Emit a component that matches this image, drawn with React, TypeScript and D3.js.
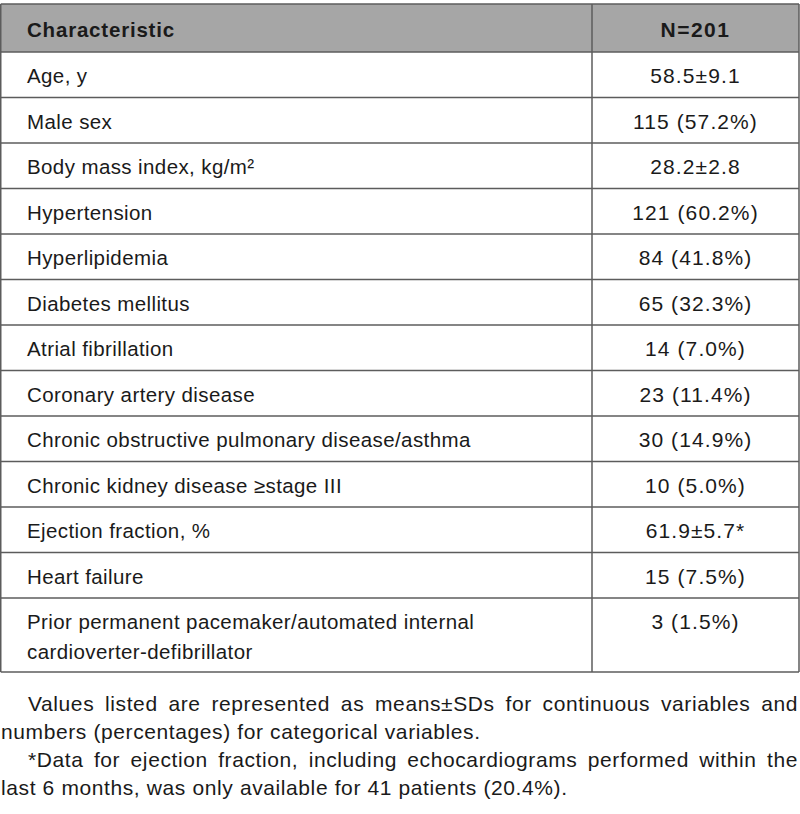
import React, { useRef, useEffect } from "react";
import * as d3 from "d3";

const header = ["Characteristic", "N=201"];

const characteristics = [
  "Age, y",
  "Male sex",
  "Body mass index, kg/m²",
  "Hypertension",
  "Hyperlipidemia",
  "Diabetes mellitus",
  "Atrial fibrillation",
  "Coronary artery disease",
  "Chronic obstructive pulmonary disease/asthma",
  "Chronic kidney disease ≥stage III",
  "Ejection fraction, %",
  "Heart failure",
  "Prior permanent pacemaker/automated internal\ncardioverter-defibrillator",
];

const values = [
  "58.5±9.1",
  "115 (57.2%)",
  "28.2±2.8",
  "121 (60.2%)",
  "84 (41.8%)",
  "65 (32.3%)",
  "14 (7.0%)",
  "23 (11.4%)",
  "30 (14.9%)",
  "10 (5.0%)",
  "61.9±5.7*",
  "15 (7.5%)",
  "3 (1.5%)",
];

// footnote lines, [text, indented, justified]
const notes: [string, boolean, boolean][] = [
  ["Values listed are represented as means±SDs for continuous variables and", true, true],
  ["numbers (percentages) for categorical variables.", false, false],
  ["*Data for ejection fraction, including echocardiograms performed within the", true, true],
  ["last 6 months, was only available for 41 patients (20.4%).", false, false],
];

const FONT = "'Liberation Sans', Arial, sans-serif";

const App = () => {
  const svgRef = useRef(null);

  const draw = () => {
    const W = 800;
    const H = 814;
    const svg = d3.select(svgRef.current);
    svg.selectAll("*").remove();
    svg.attr("width", W).attr("height", H);

    const left = 0.75;
    const right = 799;
    const colX = 592;
    const top = 4;
    const headH = 48;
    const rowH = 45.5;
    const lineStep = 30;
    const lineColor = "#5c5c5c";
    const ink = "#1a1a1a";

    /* row positions */
    const lines = characteristics.map((c) => c.split("\n"));
    const heights = lines.map((l) => rowH + (l.length - 1) * 28.5);
    const tops: number[] = [];
    let acc = top + headH;
    heights.forEach((h) => {
      tops.push(acc);
      acc += h;
    });
    const bottom = acc;

    /* header background */
    svg
      .append("rect")
      .attr("x", left)
      .attr("y", top)
      .attr("width", right - left)
      .attr("height", headH)
      .attr("fill", "#a6a6a6");

    /* header text */
    svg
      .append("text")
      .attr("x", 27)
      .attr("y", top + 33)
      .style("font-family", FONT)
      .style("font-size", "20.5px")
      .style("font-weight", "700")
      .style("letter-spacing", "0.8px")
      .attr("fill", ink)
      .text(header[0]);
    svg
      .append("text")
      .attr("x", (colX + right) / 2)
      .attr("y", top + 33)
      .attr("text-anchor", "middle")
      .style("font-family", FONT)
      .style("font-size", "21px")
      .style("font-weight", "700")
      .style("letter-spacing", "1.5px")
      .attr("fill", ink)
      .text(header[1]);

    /* body rows */
    const rows = svg
      .selectAll(".row")
      .data(characteristics)
      .enter()
      .append("g")
      .attr("class", "row")
      .attr("transform", (d, i) => `translate(0, ${tops[i]})`);

    rows
      .append("text")
      .attr("x", 27)
      .attr("y", 31)
      .style("font-family", FONT)
      .style("font-size", "20.5px")
      .style("letter-spacing", "0.4px")
      .attr("fill", ink)
      .selectAll("tspan")
      .data((d) => d.split("\n"))
      .enter()
      .append("tspan")
      .attr("x", 27)
      .attr("dy", (d, j) => (j === 0 ? 0 : lineStep))
      .text((d) => d);

    rows
      .append("text")
      .attr("x", (colX + right) / 2)
      .attr("y", 31)
      .attr("text-anchor", "middle")
      .style("font-family", FONT)
      .style("font-size", "21px")
      .style("letter-spacing", "1.1px")
      .attr("fill", ink)
      .text((d, i) => values[i]);

    /* horizontal rules */
    const ys = [top, top + headH, ...tops.slice(1), bottom];
    svg
      .selectAll(".hline")
      .data(ys)
      .enter()
      .append("line")
      .attr("class", "hline")
      .attr("x1", left)
      .attr("x2", right)
      .attr("y1", (d) => d)
      .attr("y2", (d) => d)
      .attr("stroke", lineColor)
      .attr("stroke-width", 1.5);

    /* vertical rules */
    [left, colX, right].forEach((x) => {
      svg
        .append("line")
        .attr("x1", x)
        .attr("x2", x)
        .attr("y1", top)
        .attr("y2", bottom)
        .attr("stroke", lineColor)
        .attr("stroke-width", 1.5);
    });

    /* footnotes, justified by hand */
    const noteY = [711, 739, 767, 795];
    notes.forEach(([text, indent, justify], i) => {
      const x0 = indent ? 28 : 1;
      const x1 = 798;
      const words = text.split(" ");
      const g = svg.append("g");
      const nodes = words.map((w) =>
        g
          .append("text")
          .attr("y", noteY[i])
          .style("font-family", FONT)
          .style("font-size", "21px")
          .style("letter-spacing", "0.6px")
          .attr("fill", ink)
          .text(w)
      );
      const widths = nodes.map((n) => (n.node() as SVGTextElement).getComputedTextLength());
      const total = d3.sum(widths);
      const gap = justify ? (x1 - x0 - total) / (words.length - 1) : 6.5;
      let x = x0;
      nodes.forEach((n, j) => {
        n.attr("x", x);
        x += widths[j] + gap;
      });
    });
  };

  useEffect(() => {
    document.body.style.margin = "0";
    draw();
  }, []);

  return (
    <div>
      <svg ref={svgRef} style={{ display: "block" }} />
    </div>
  );
};

export default App;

====

§ **Work to complete**
Write out the data precisely as given, excluding the pictures.

§ **Response to the task**
Emit a component that matches this image, drawn with React, TypeScript and D3.js.
import React, { useRef, useEffect } from "react";
import * as d3 from "d3";

const header = ["Characteristic", "N=201"];

const characteristics = [
  "Age, y",
  "Male sex",
  "Body mass index, kg/m²",
  "Hypertension",
  "Hyperlipidemia",
  "Diabetes mellitus",
  "Atrial fibrillation",
  "Coronary artery disease",
  "Chronic obstructive pulmonary disease/asthma",
  "Chronic kidney disease ≥stage III",
  "Ejection fraction, %",
  "Heart failure",
  "Prior permanent pacemaker/automated internal\ncardioverter-defibrillator",
];

const values = [
  "58.5±9.1",
  "115 (57.2%)",
  "28.2±2.8",
  "121 (60.2%)",
  "84 (41.8%)",
  "65 (32.3%)",
  "14 (7.0%)",
  "23 (11.4%)",
  "30 (14.9%)",
  "10 (5.0%)",
  "61.9±5.7*",
  "15 (7.5%)",
  "3 (1.5%)",
];

// footnote lines, [text, indented, justified]
const notes: [string, boolean, boolean][] = [
  ["Values listed are represented as means±SDs for continuous variables and", true, true],
  ["numbers (percentages) for categorical variables.", false, false],
  ["*Data for ejection fraction, including echocardiograms performed within the", true, true],
  ["last 6 months, was only available for 41 patients (20.4%).", false, false],
];

const FONT = "'Liberation Sans', Arial, sans-serif";

const App = () => {
  const svgRef = useRef(null);

  const draw = () => {
    const W = 800;
    const H = 814;
    const svg = d3.select(svgRef.current);
    svg.selectAll("*").remove();
    svg.attr("width", W).attr("height", H);

    const left = 0.75;
    const right = 799;
    const colX = 592;
    const top = 4;
    const headH = 48;
    const rowH = 45.5;
    const lineStep = 30;
    const lineColor = "#5c5c5c";
    const ink = "#1a1a1a";

    /* row positions */
    const lines = characteristics.map((c) => c.split("\n"));
    const heights = lines.map((l) => rowH + (l.length - 1) * 28.5);
    const tops: number[] = [];
    let acc = top + headH;
    heights.forEach((h) => {
      tops.push(acc);
      acc += h;
    });
    const bottom = acc;

    /* header background */
    svg
      .append("rect")
      .attr("x", left)
      .attr("y", top)
      .attr("width", right - left)
      .attr("height", headH)
      .attr("fill", "#a6a6a6");

    /* header text */
    svg
      .append("text")
      .attr("x", 27)
      .attr("y", top + 33)
      .style("font-family", FONT)
      .style("font-size", "20.5px")
      .style("font-weight", "700")
      .style("letter-spacing", "0.8px")
      .attr("fill", ink)
      .text(header[0]);
    svg
      .append("text")
      .attr("x", (colX + right) / 2)
      .attr("y", top + 33)
      .attr("text-anchor", "middle")
      .style("font-family", FONT)
      .style("font-size", "21px")
      .style("font-weight", "700")
      .style("letter-spacing", "1.5px")
      .attr("fill", ink)
      .text(header[1]);

    /* body rows */
    const rows = svg
      .selectAll(".row")
      .data(characteristics)
      .enter()
      .append("g")
      .attr("class", "row")
      .attr("transform", (d, i) => `translate(0, ${tops[i]})`);

    rows
      .append("text")
      .attr("x", 27)
      .attr("y", 31)
      .style("font-family", FONT)
      .style("font-size", "20.5px")
      .style("letter-spacing", "0.4px")
      .attr("fill", ink)
      .selectAll("tspan")
      .data((d) => d.split("\n"))
      .enter()
      .append("tspan")
      .attr("x", 27)
      .attr("dy", (d, j) => (j === 0 ? 0 : lineStep))
      .text((d) => d);

    rows
      .append("text")
      .attr("x", (colX + right) / 2)
      .attr("y", 31)
      .attr("text-anchor", "middle")
      .style("font-family", FONT)
      .style("font-size", "21px")
      .style("letter-spacing", "1.1px")
      .attr("fill", ink)
      .text((d, i) => values[i]);

    /* horizontal rules */
    const ys = [top, top + headH, ...tops.slice(1), bottom];
    svg
      .selectAll(".hline")
      .data(ys)
      .enter()
      .append("line")
      .attr("class", "hline")
      .attr("x1", left)
      .attr("x2", right)
      .attr("y1", (d) => d)
      .attr("y2", (d) => d)
      .attr("stroke", lineColor)
      .attr("stroke-width", 1.5);

    /* vertical rules */
    [left, colX, right].forEach((x) => {
      svg
        .append("line")
        .attr("x1", x)
        .attr("x2", x)
        .attr("y1", top)
        .attr("y2", bottom)
        .attr("stroke", lineColor)
        .attr("stroke-width", 1.5);
    });

    /* footnotes, justified by hand */
    const noteY = [711, 739, 767, 795];
    notes.forEach(([text, indent, justify], i) => {
      const x0 = indent ? 28 : 1;
      const x1 = 798;
      const words = text.split(" ");
      const g = svg.append("g");
      const nodes = words.map((w) =>
        g
          .append("text")
          .attr("y", noteY[i])
          .style("font-family", FONT)
          .style("font-size", "21px")
          .style("letter-spacing", "0.6px")
          .attr("fill", ink)
          .text(w)
      );
      const widths = nodes.map((n) => (n.node() as SVGTextElement).getComputedTextLength());
      const total = d3.sum(widths);
      const gap = justify ? (x1 - x0 - total) / (words.length - 1) : 6.5;
      let x = x0;
      nodes.forEach((n, j) => {
        n.attr("x", x);
        x += widths[j] + gap;
      });
    });
  };

  useEffect(() => {
    document.body.style.margin = "0";
    draw();
  }, []);

  return (
    <div>
      <svg ref={svgRef} style={{ display: "block" }} />
    </div>
  );
};

export default App;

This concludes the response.